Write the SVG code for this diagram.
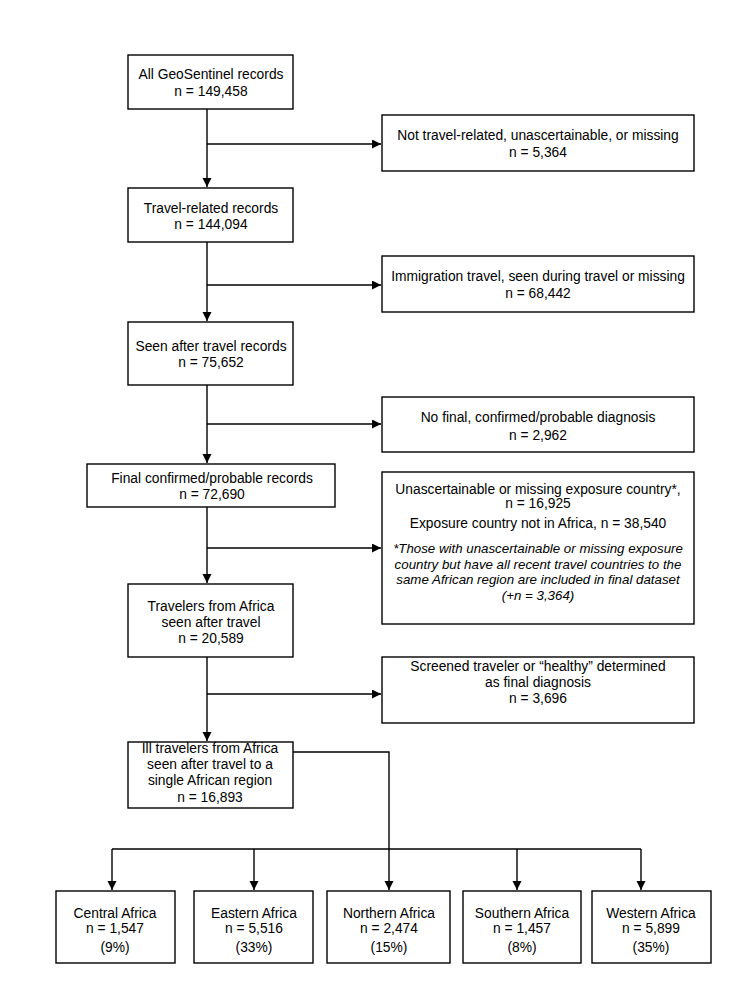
<svg xmlns="http://www.w3.org/2000/svg" width="750" height="1000" viewBox="0 0 750 1000">
<defs>
<style>
.box{fill:#fff;stroke:#000;stroke-width:1.4}
.t{font-family:"Liberation Sans",Arial,sans-serif;font-size:13.8px;fill:#000;text-anchor:middle}
.i{font-style:italic;font-size:13.3px}
.c{fill:none;stroke:#000;stroke-width:1.4}
</style>
<marker id="ah" markerWidth="10" markerHeight="10" refX="9" refY="4.5" orient="auto" markerUnits="userSpaceOnUse">
<path d="M0,0 L9,4.5 L0,9 Z" fill="#000"/>
</marker>
</defs>
<rect width="750" height="1000" fill="#fff"/>
<g id="connectors">
<path class="c" d="M207,109 V187" marker-end="url(#ah)"/>
<path class="c" d="M207,144 H381" marker-end="url(#ah)"/>
<path class="c" d="M207,242 V321" marker-end="url(#ah)"/>
<path class="c" d="M207,285 H381" marker-end="url(#ah)"/>
<path class="c" d="M207,385 V463" marker-end="url(#ah)"/>
<path class="c" d="M207,424 H381" marker-end="url(#ah)"/>
<path class="c" d="M207,507 V583" marker-end="url(#ah)"/>
<path class="c" d="M207,548 H381" marker-end="url(#ah)"/>
<path class="c" d="M207,657 V741" marker-end="url(#ah)"/>
<path class="c" d="M207,694 H381" marker-end="url(#ah)"/>
<path class="c" d="M293,752 H389 V890" marker-end="url(#ah)"/>
<path class="c" d="M112,849 H641"/>
<path class="c" d="M112,849 V890" marker-end="url(#ah)"/>
<path class="c" d="M254,849 V890" marker-end="url(#ah)"/>
<path class="c" d="M517,849 V890" marker-end="url(#ah)"/>
<path class="c" d="M641,849 V890" marker-end="url(#ah)"/>
</g>
<g id="n1"><rect class="box" x="128" y="55" width="165" height="54"/>
<text class="t" x="211" y="79">All GeoSentinel records</text><text class="t" x="211" y="96">n = 149,458</text></g>
<g id="n2"><rect class="box" x="382" y="115" width="312" height="56"/>
<text class="t" x="538" y="140">Not travel-related, unascertainable, or missing</text><text class="t" x="538" y="157">n = 5,364</text></g>
<g id="n3"><rect class="box" x="128" y="188" width="165" height="54"/>
<text class="t" x="211" y="213">Travel-related records</text><text class="t" x="211" y="229">n = 144,094</text></g>
<g id="n4"><rect class="box" x="382" y="256" width="312" height="56"/>
<text class="t" x="538" y="281">Immigration travel, seen during travel or missing</text><text class="t" x="538" y="298">n = 68,442</text></g>
<g id="n5"><rect class="box" x="128" y="322" width="165" height="63"/>
<text class="t" x="211" y="351">Seen after travel records</text><text class="t" x="211" y="367">n = 75,652</text></g>
<g id="n6"><rect class="box" x="382" y="397" width="312" height="55"/>
<text class="t" x="538" y="422">No final, confirmed/probable diagnosis</text><text class="t" x="538" y="440">n = 2,962</text></g>
<g id="n7"><rect class="box" x="87" y="464" width="248" height="43"/>
<text class="t" x="212" y="483">Final confirmed/probable records</text><text class="t" x="212" y="499">n = 72,690</text></g>
<g id="n8"><rect class="box" x="382" y="472" width="312" height="152"/>
<text class="t" x="538" y="494">Unascertainable or missing exposure country*,</text>
<text class="t" x="538" y="508">n = 16,925</text>
<text class="t" x="538" y="528">Exposure country not in Africa, n = 38,540</text>
<text class="t i" x="538" y="553">*Those with unascertainable or missing exposure</text>
<text class="t i" x="538" y="569">country but have all recent travel countries to the</text>
<text class="t i" x="538" y="584">same African region are included in final dataset</text>
<text class="t i" x="538" y="600">(+n = 3,364)</text></g>
<g id="n9"><rect class="box" x="128" y="584" width="165" height="73"/>
<text class="t" x="211" y="611">Travelers from Africa</text><text class="t" x="211" y="627">seen after travel</text><text class="t" x="211" y="643">n = 20,589</text></g>
<g id="n10"><rect class="box" x="382" y="657" width="312" height="66"/>
<text class="t" x="538" y="671">Screened traveler or “healthy” determined</text><text class="t" x="538" y="687">as final diagnosis</text><text class="t" x="538" y="703">n = 3,696</text></g>
<g id="n11"><rect class="box" x="128" y="742" width="165" height="66"/>
<text class="t" x="210" y="753">Ill travelers from Africa</text><text class="t" x="210" y="769">seen after travel to a</text><text class="t" x="210" y="785">single African region</text><text class="t" x="210" y="802">n = 16,893</text></g>
<g id="central"><rect class="box" x="56" y="891" width="119" height="72"/>
<text class="t" x="115" y="918">Central Africa</text><text class="t" x="115" y="933">n = 1,547</text><text class="t" x="115" y="952">(9%)</text></g>
<g id="eastern"><rect class="box" x="194" y="891" width="119" height="72"/>
<text class="t" x="254" y="918">Eastern Africa</text><text class="t" x="254" y="933">n = 5,516</text><text class="t" x="254" y="952">(33%)</text></g>
<g id="northern"><rect class="box" x="327" y="891" width="123" height="72"/>
<text class="t" x="389" y="918">Northern Africa</text><text class="t" x="389" y="933">n = 2,474</text><text class="t" x="389" y="952">(15%)</text></g>
<g id="southern"><rect class="box" x="463" y="891" width="118" height="72"/>
<text class="t" x="522" y="918">Southern Africa</text><text class="t" x="522" y="933">n = 1,457</text><text class="t" x="522" y="952">(8%)</text></g>
<g id="western"><rect class="box" x="592" y="891" width="119" height="72"/>
<text class="t" x="651" y="918">Western Africa</text><text class="t" x="651" y="933">n = 5,899</text><text class="t" x="651" y="952">(35%)</text></g>
</svg>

..............................

**TASK OBJECTIVE**: Reproduce the data verbatim. Do not carry any picture into the copy.

**ANSWER FOR THIS EXERCISE**:
Write the SVG code for this diagram.
<svg xmlns="http://www.w3.org/2000/svg" width="750" height="1000" viewBox="0 0 750 1000">
<defs>
<style>
.box{fill:#fff;stroke:#000;stroke-width:1.4}
.t{font-family:"Liberation Sans",Arial,sans-serif;font-size:13.8px;fill:#000;text-anchor:middle}
.i{font-style:italic;font-size:13.3px}
.c{fill:none;stroke:#000;stroke-width:1.4}
</style>
<marker id="ah" markerWidth="10" markerHeight="10" refX="9" refY="4.5" orient="auto" markerUnits="userSpaceOnUse">
<path d="M0,0 L9,4.5 L0,9 Z" fill="#000"/>
</marker>
</defs>
<rect width="750" height="1000" fill="#fff"/>
<g id="connectors">
<path class="c" d="M207,109 V187" marker-end="url(#ah)"/>
<path class="c" d="M207,144 H381" marker-end="url(#ah)"/>
<path class="c" d="M207,242 V321" marker-end="url(#ah)"/>
<path class="c" d="M207,285 H381" marker-end="url(#ah)"/>
<path class="c" d="M207,385 V463" marker-end="url(#ah)"/>
<path class="c" d="M207,424 H381" marker-end="url(#ah)"/>
<path class="c" d="M207,507 V583" marker-end="url(#ah)"/>
<path class="c" d="M207,548 H381" marker-end="url(#ah)"/>
<path class="c" d="M207,657 V741" marker-end="url(#ah)"/>
<path class="c" d="M207,694 H381" marker-end="url(#ah)"/>
<path class="c" d="M293,752 H389 V890" marker-end="url(#ah)"/>
<path class="c" d="M112,849 H641"/>
<path class="c" d="M112,849 V890" marker-end="url(#ah)"/>
<path class="c" d="M254,849 V890" marker-end="url(#ah)"/>
<path class="c" d="M517,849 V890" marker-end="url(#ah)"/>
<path class="c" d="M641,849 V890" marker-end="url(#ah)"/>
</g>
<g id="n1"><rect class="box" x="128" y="55" width="165" height="54"/>
<text class="t" x="211" y="79">All GeoSentinel records</text><text class="t" x="211" y="96">n = 149,458</text></g>
<g id="n2"><rect class="box" x="382" y="115" width="312" height="56"/>
<text class="t" x="538" y="140">Not travel-related, unascertainable, or missing</text><text class="t" x="538" y="157">n = 5,364</text></g>
<g id="n3"><rect class="box" x="128" y="188" width="165" height="54"/>
<text class="t" x="211" y="213">Travel-related records</text><text class="t" x="211" y="229">n = 144,094</text></g>
<g id="n4"><rect class="box" x="382" y="256" width="312" height="56"/>
<text class="t" x="538" y="281">Immigration travel, seen during travel or missing</text><text class="t" x="538" y="298">n = 68,442</text></g>
<g id="n5"><rect class="box" x="128" y="322" width="165" height="63"/>
<text class="t" x="211" y="351">Seen after travel records</text><text class="t" x="211" y="367">n = 75,652</text></g>
<g id="n6"><rect class="box" x="382" y="397" width="312" height="55"/>
<text class="t" x="538" y="422">No final, confirmed/probable diagnosis</text><text class="t" x="538" y="440">n = 2,962</text></g>
<g id="n7"><rect class="box" x="87" y="464" width="248" height="43"/>
<text class="t" x="212" y="483">Final confirmed/probable records</text><text class="t" x="212" y="499">n = 72,690</text></g>
<g id="n8"><rect class="box" x="382" y="472" width="312" height="152"/>
<text class="t" x="538" y="494">Unascertainable or missing exposure country*,</text>
<text class="t" x="538" y="508">n = 16,925</text>
<text class="t" x="538" y="528">Exposure country not in Africa, n = 38,540</text>
<text class="t i" x="538" y="553">*Those with unascertainable or missing exposure</text>
<text class="t i" x="538" y="569">country but have all recent travel countries to the</text>
<text class="t i" x="538" y="584">same African region are included in final dataset</text>
<text class="t i" x="538" y="600">(+n = 3,364)</text></g>
<g id="n9"><rect class="box" x="128" y="584" width="165" height="73"/>
<text class="t" x="211" y="611">Travelers from Africa</text><text class="t" x="211" y="627">seen after travel</text><text class="t" x="211" y="643">n = 20,589</text></g>
<g id="n10"><rect class="box" x="382" y="657" width="312" height="66"/>
<text class="t" x="538" y="671">Screened traveler or “healthy” determined</text><text class="t" x="538" y="687">as final diagnosis</text><text class="t" x="538" y="703">n = 3,696</text></g>
<g id="n11"><rect class="box" x="128" y="742" width="165" height="66"/>
<text class="t" x="210" y="753">Ill travelers from Africa</text><text class="t" x="210" y="769">seen after travel to a</text><text class="t" x="210" y="785">single African region</text><text class="t" x="210" y="802">n = 16,893</text></g>
<g id="central"><rect class="box" x="56" y="891" width="119" height="72"/>
<text class="t" x="115" y="918">Central Africa</text><text class="t" x="115" y="933">n = 1,547</text><text class="t" x="115" y="952">(9%)</text></g>
<g id="eastern"><rect class="box" x="194" y="891" width="119" height="72"/>
<text class="t" x="254" y="918">Eastern Africa</text><text class="t" x="254" y="933">n = 5,516</text><text class="t" x="254" y="952">(33%)</text></g>
<g id="northern"><rect class="box" x="327" y="891" width="123" height="72"/>
<text class="t" x="389" y="918">Northern Africa</text><text class="t" x="389" y="933">n = 2,474</text><text class="t" x="389" y="952">(15%)</text></g>
<g id="southern"><rect class="box" x="463" y="891" width="118" height="72"/>
<text class="t" x="522" y="918">Southern Africa</text><text class="t" x="522" y="933">n = 1,457</text><text class="t" x="522" y="952">(8%)</text></g>
<g id="western"><rect class="box" x="592" y="891" width="119" height="72"/>
<text class="t" x="651" y="918">Western Africa</text><text class="t" x="651" y="933">n = 5,899</text><text class="t" x="651" y="952">(35%)</text></g>
</svg>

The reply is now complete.